## WHAT YOU SHOULD DO
Search the listing below for the word "this" and copy each line that holds it.
### PROVIDED MATERIAL ###
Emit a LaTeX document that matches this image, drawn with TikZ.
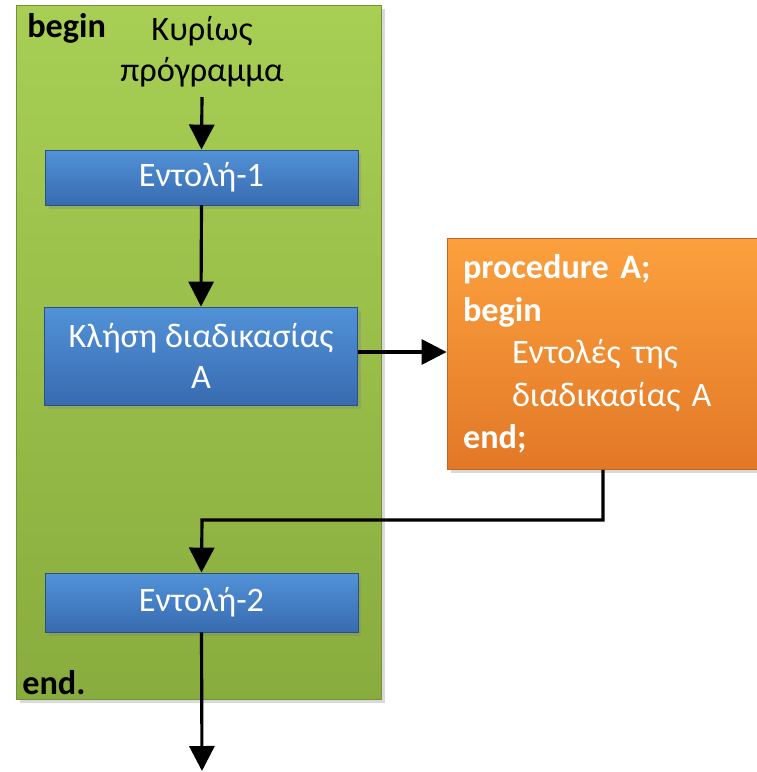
###
### PROVIDED MATERIAL ###
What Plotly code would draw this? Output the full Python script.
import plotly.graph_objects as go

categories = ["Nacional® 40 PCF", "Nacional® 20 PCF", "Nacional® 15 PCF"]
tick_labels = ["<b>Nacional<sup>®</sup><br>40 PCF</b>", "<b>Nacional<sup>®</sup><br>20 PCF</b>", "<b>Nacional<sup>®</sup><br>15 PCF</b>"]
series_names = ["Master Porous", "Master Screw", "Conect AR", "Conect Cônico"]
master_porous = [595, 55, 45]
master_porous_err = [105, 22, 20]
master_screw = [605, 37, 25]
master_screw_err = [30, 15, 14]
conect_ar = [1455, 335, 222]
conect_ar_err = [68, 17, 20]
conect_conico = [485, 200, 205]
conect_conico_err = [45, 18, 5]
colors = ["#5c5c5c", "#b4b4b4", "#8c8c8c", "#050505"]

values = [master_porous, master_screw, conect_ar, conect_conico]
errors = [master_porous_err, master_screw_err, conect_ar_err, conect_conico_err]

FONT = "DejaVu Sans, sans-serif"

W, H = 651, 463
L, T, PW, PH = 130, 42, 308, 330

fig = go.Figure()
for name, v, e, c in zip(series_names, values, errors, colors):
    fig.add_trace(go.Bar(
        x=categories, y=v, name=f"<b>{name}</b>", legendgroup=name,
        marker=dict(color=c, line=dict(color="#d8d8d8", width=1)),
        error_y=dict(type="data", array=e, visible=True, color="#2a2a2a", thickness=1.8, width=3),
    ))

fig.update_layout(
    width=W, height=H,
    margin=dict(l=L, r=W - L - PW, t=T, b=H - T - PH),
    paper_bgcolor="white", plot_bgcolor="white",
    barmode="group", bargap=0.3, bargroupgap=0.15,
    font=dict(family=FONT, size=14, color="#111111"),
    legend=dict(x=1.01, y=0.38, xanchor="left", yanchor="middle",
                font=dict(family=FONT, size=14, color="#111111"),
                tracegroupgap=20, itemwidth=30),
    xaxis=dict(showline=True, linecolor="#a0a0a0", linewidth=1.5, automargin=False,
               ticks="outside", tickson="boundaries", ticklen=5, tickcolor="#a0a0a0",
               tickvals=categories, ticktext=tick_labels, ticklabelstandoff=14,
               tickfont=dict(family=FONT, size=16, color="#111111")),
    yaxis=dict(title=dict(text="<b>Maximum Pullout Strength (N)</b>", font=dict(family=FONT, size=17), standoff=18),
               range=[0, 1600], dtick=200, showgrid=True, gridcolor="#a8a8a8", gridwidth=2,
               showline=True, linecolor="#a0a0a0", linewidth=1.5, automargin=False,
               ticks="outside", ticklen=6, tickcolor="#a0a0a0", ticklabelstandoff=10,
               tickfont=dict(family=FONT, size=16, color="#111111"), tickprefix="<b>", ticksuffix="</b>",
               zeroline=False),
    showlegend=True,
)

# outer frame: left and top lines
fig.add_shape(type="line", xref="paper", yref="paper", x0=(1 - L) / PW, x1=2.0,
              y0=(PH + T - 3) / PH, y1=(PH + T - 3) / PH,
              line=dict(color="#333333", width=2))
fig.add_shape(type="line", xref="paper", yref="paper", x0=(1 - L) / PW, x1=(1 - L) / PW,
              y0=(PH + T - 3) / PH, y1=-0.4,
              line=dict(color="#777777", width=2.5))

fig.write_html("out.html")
###
### PROVIDED MATERIAL ###
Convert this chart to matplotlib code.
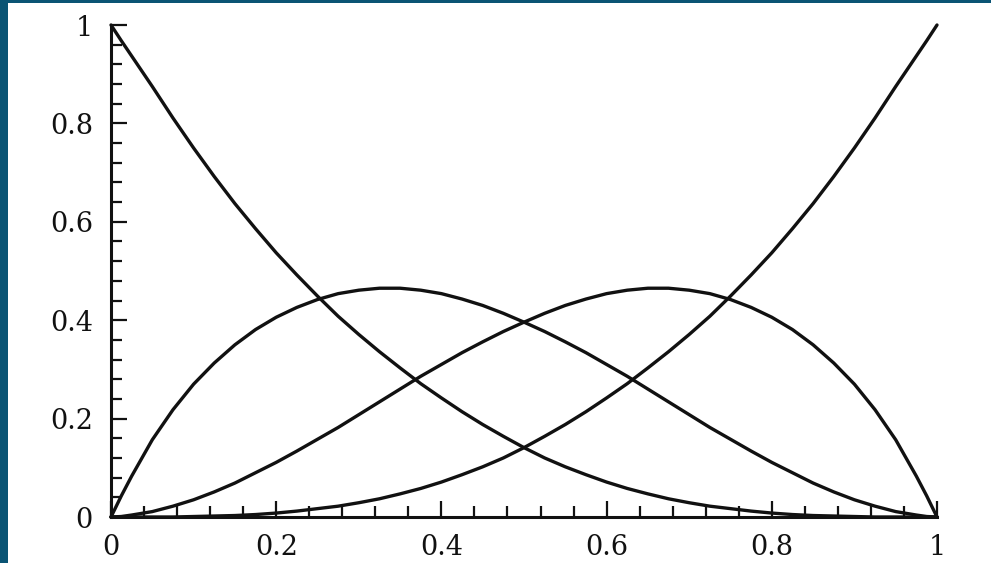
###
## THE ANSWER
Emit a LaTeX document that matches this image, drawn with TikZ.
What Plotly code would draw this? Output the full Python script.
Convert this chart to matplotlib code.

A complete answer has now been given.